# COLLECTED DATA:

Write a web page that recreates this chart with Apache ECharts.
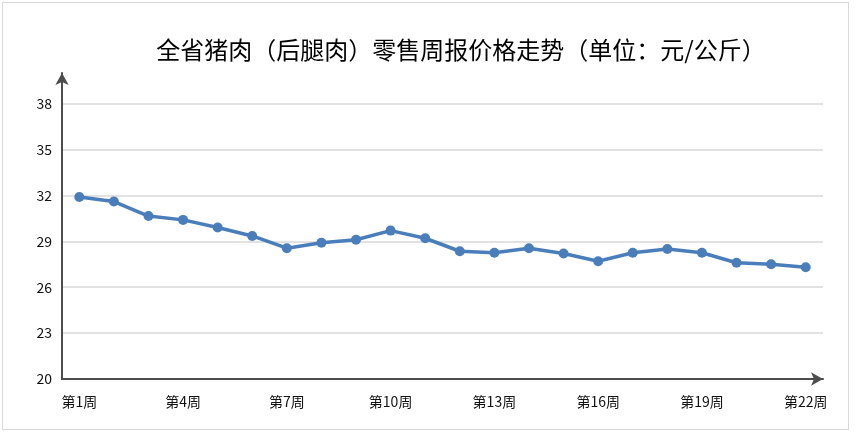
<!DOCTYPE html>
<html>
<head>
<meta charset="utf-8">
<script src="https://cdn.jsdelivr.net/npm/echarts@6/dist/echarts.min.js"></script>
<style>
html,body{margin:0;padding:0;background:#fff;}
#chart{position:absolute;left:0;top:0;width:860px;height:440px;}
#frame{position:absolute;left:2px;top:2px;width:845px;height:426px;border:1px solid #d9d9d9;pointer-events:none;}
</style>
</head>
<body>
<div id="chart"></div>
<div id="frame"></div>
<script>
const title = '全省猪肉（后腿肉）零售周报价格走势（单位：元/公斤）';
const weeks = ['第1周','第2周','第3周','第4周','第5周','第6周','第7周','第8周','第9周','第10周','第11周',
  '第12周','第13周','第14周','第15周','第16周','第17周','第18周','第19周','第20周','第21周','第22周'];
const prices = [31.9, 31.6, 30.65, 30.4, 29.9, 29.35, 28.55, 28.9, 29.1, 29.7, 29.2,
  28.35, 28.25, 28.55, 28.2, 27.7, 28.25, 28.5, 28.25, 27.6, 27.5, 27.3];
const yMin = 20, yMax = 40, yStep = 3;

const chart = echarts.init(document.getElementById('chart'), null, {renderer:'canvas'});
const font = '"Noto Sans CJK SC", "Microsoft YaHei", sans-serif';
chart.setOption({
  animation: false,
  backgroundColor: '#fff',
  title: {
    text: title,
    left: 456, top: 33, textAlign: 'center',
    textStyle: {fontFamily: font, fontSize: 24, fontWeight: 'normal', color: '#000'}
  },
  grid: {left: 62, right: 37, top: 73, bottom: 61, containLabel: false},
  xAxis: {
    type: 'category',
    data: weeks,
    boundaryGap: true,
    axisLine: {show: true, symbol: ['none','arrow'], symbolSize: [10, 12], symbolOffset: [0, 0],
      lineStyle: {color: '#4d4d4d', width: 2}},
    axisTick: {show: false},
    axisLabel: {interval: 2, color: '#111', fontFamily: font, fontSize: 14, margin: 16},
    splitLine: {show: false}
  },
  yAxis: {
    type: 'value',
    min: yMin, max: yMax, interval: yStep,
    axisLine: {show: true, symbol: ['none','arrow'], symbolSize: [10, 12],
      lineStyle: {color: '#4d4d4d', width: 2}},
    axisTick: {show: false},
    axisLabel: {color: '#111', fontFamily: font, fontSize: 14, margin: 10, showMaxLabel: false},
    splitLine: {show: true, showMaxLine: false, lineStyle: {color: '#d9d9d9', width: 1.5}}
  },
  series: [{
    type: 'line',
    data: prices,
    symbol: 'circle',
    symbolSize: 10,
    lineStyle: {color: '#4A7EBB', width: 3.5},
    itemStyle: {color: '#4A7EBB'}
  }]
});
</script>
</body>
</html>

# EXERCISE DETAILS:
Return each line from the material above exactly, but not the pictures.

# SOLUTION TO THE PROBLEM:
Write a web page that recreates this chart with Apache ECharts.
<!DOCTYPE html>
<html>
<head>
<meta charset="utf-8">
<script src="https://cdn.jsdelivr.net/npm/echarts@6/dist/echarts.min.js"></script>
<style>
html,body{margin:0;padding:0;background:#fff;}
#chart{position:absolute;left:0;top:0;width:860px;height:440px;}
#frame{position:absolute;left:2px;top:2px;width:845px;height:426px;border:1px solid #d9d9d9;pointer-events:none;}
</style>
</head>
<body>
<div id="chart"></div>
<div id="frame"></div>
<script>
const title = '全省猪肉（后腿肉）零售周报价格走势（单位：元/公斤）';
const weeks = ['第1周','第2周','第3周','第4周','第5周','第6周','第7周','第8周','第9周','第10周','第11周',
  '第12周','第13周','第14周','第15周','第16周','第17周','第18周','第19周','第20周','第21周','第22周'];
const prices = [31.9, 31.6, 30.65, 30.4, 29.9, 29.35, 28.55, 28.9, 29.1, 29.7, 29.2,
  28.35, 28.25, 28.55, 28.2, 27.7, 28.25, 28.5, 28.25, 27.6, 27.5, 27.3];
const yMin = 20, yMax = 40, yStep = 3;

const chart = echarts.init(document.getElementById('chart'), null, {renderer:'canvas'});
const font = '"Noto Sans CJK SC", "Microsoft YaHei", sans-serif';
chart.setOption({
  animation: false,
  backgroundColor: '#fff',
  title: {
    text: title,
    left: 456, top: 33, textAlign: 'center',
    textStyle: {fontFamily: font, fontSize: 24, fontWeight: 'normal', color: '#000'}
  },
  grid: {left: 62, right: 37, top: 73, bottom: 61, containLabel: false},
  xAxis: {
    type: 'category',
    data: weeks,
    boundaryGap: true,
    axisLine: {show: true, symbol: ['none','arrow'], symbolSize: [10, 12], symbolOffset: [0, 0],
      lineStyle: {color: '#4d4d4d', width: 2}},
    axisTick: {show: false},
    axisLabel: {interval: 2, color: '#111', fontFamily: font, fontSize: 14, margin: 16},
    splitLine: {show: false}
  },
  yAxis: {
    type: 'value',
    min: yMin, max: yMax, interval: yStep,
    axisLine: {show: true, symbol: ['none','arrow'], symbolSize: [10, 12],
      lineStyle: {color: '#4d4d4d', width: 2}},
    axisTick: {show: false},
    axisLabel: {color: '#111', fontFamily: font, fontSize: 14, margin: 10, showMaxLabel: false},
    splitLine: {show: true, showMaxLine: false, lineStyle: {color: '#d9d9d9', width: 1.5}}
  },
  series: [{
    type: 'line',
    data: prices,
    symbol: 'circle',
    symbolSize: 10,
    lineStyle: {color: '#4A7EBB', width: 3.5},
    itemStyle: {color: '#4A7EBB'}
  }]
});
</script>
</body>
</html>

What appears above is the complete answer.